* BEGIN *
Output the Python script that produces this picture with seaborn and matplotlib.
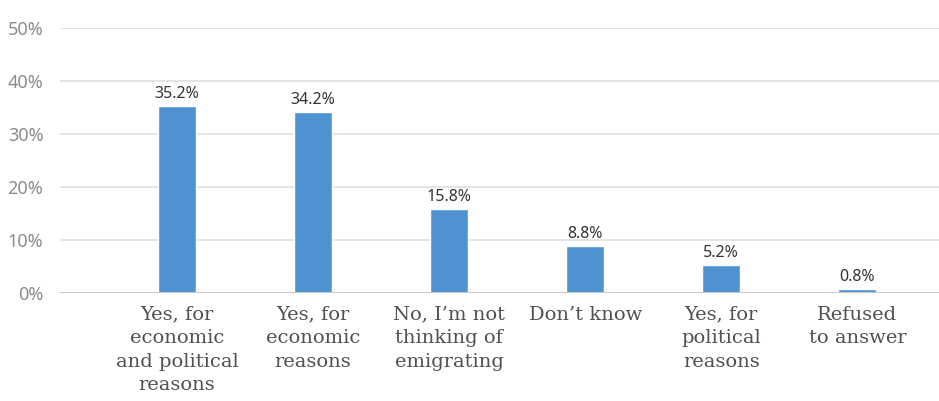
import matplotlib
matplotlib.use("Agg")
import matplotlib.pyplot as plt
import seaborn as sns
import pandas as pd

categories = [
    "Yes, for\neconomic\nand political\nreasons",
    "Yes, for\neconomic\nreasons",
    "No, I\u2019m not\nthinking of\nemigrating",
    "Don\u2019t know",
    "Yes, for\npolitical\nreasons",
    "Refused\nto answer",
]
values = [35.2, 34.2, 15.8, 8.8, 5.2, 0.8]
y_ticks = [0, 10, 20, 30, 40, 50]

df = pd.DataFrame({"answer": categories, "share": values})

sns.set_theme(style="white")
plt.rcParams["font.family"] = ["Noto Sans", "DejaVu Sans"]

fig = plt.figure(figsize=(9.39, 4.01), dpi=100)
ax = fig.add_axes([60 / 939, 1 - 293 / 401, 879 / 939, 265 / 401])

sns.barplot(data=df, x="answer", y="share", color="#4f92d1", saturation=1,
            width=0.28, ax=ax)

ax.set_xlim(-0.86, 5.60)
ax.set_ylim(0, 50)
ax.set_yticks(y_ticks)
ax.set_yticklabels([f"{t}%" for t in y_ticks])
ax.grid(axis="y", color="#dcdcdc", linewidth=1.1)
ax.set_axisbelow(True)
for s in ax.spines.values():
    s.set_visible(False)
ax.axhline(0, color="#c8c8c8", linewidth=1.4, zorder=1)

ax.tick_params(axis="y", length=0, pad=12, labelsize=13, labelcolor="#8c8c8c")
ax.tick_params(axis="x", length=0, pad=9)
for lab in ax.get_xticklabels():
    lab.set_family("DejaVu Serif")
    lab.set_fontsize(14)
    lab.set_color("#505050")
    lab.set_linespacing(1.4)

ax.bar_label(ax.containers[0], fmt="%.1f%%", padding=3, fontsize=11.5,
             color="#333333")
ax.set_xlabel("")
ax.set_ylabel("")

fig.savefig("out.png", dpi=100)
* END *
### TASK
Copy the whole listing above word for word but do not carry over the pictures.

### SOLUTION TO THIS TASK
Output the Python script that produces this picture with seaborn and matplotlib.
import matplotlib
matplotlib.use("Agg")
import matplotlib.pyplot as plt
import seaborn as sns
import pandas as pd

categories = [
    "Yes, for\neconomic\nand political\nreasons",
    "Yes, for\neconomic\nreasons",
    "No, I\u2019m not\nthinking of\nemigrating",
    "Don\u2019t know",
    "Yes, for\npolitical\nreasons",
    "Refused\nto answer",
]
values = [35.2, 34.2, 15.8, 8.8, 5.2, 0.8]
y_ticks = [0, 10, 20, 30, 40, 50]

df = pd.DataFrame({"answer": categories, "share": values})

sns.set_theme(style="white")
plt.rcParams["font.family"] = ["Noto Sans", "DejaVu Sans"]

fig = plt.figure(figsize=(9.39, 4.01), dpi=100)
ax = fig.add_axes([60 / 939, 1 - 293 / 401, 879 / 939, 265 / 401])

sns.barplot(data=df, x="answer", y="share", color="#4f92d1", saturation=1,
            width=0.28, ax=ax)

ax.set_xlim(-0.86, 5.60)
ax.set_ylim(0, 50)
ax.set_yticks(y_ticks)
ax.set_yticklabels([f"{t}%" for t in y_ticks])
ax.grid(axis="y", color="#dcdcdc", linewidth=1.1)
ax.set_axisbelow(True)
for s in ax.spines.values():
    s.set_visible(False)
ax.axhline(0, color="#c8c8c8", linewidth=1.4, zorder=1)

ax.tick_params(axis="y", length=0, pad=12, labelsize=13, labelcolor="#8c8c8c")
ax.tick_params(axis="x", length=0, pad=9)
for lab in ax.get_xticklabels():
    lab.set_family("DejaVu Serif")
    lab.set_fontsize(14)
    lab.set_color("#505050")
    lab.set_linespacing(1.4)

ax.bar_label(ax.containers[0], fmt="%.1f%%", padding=3, fontsize=11.5,
             color="#333333")
ax.set_xlabel("")
ax.set_ylabel("")

fig.savefig("out.png", dpi=100)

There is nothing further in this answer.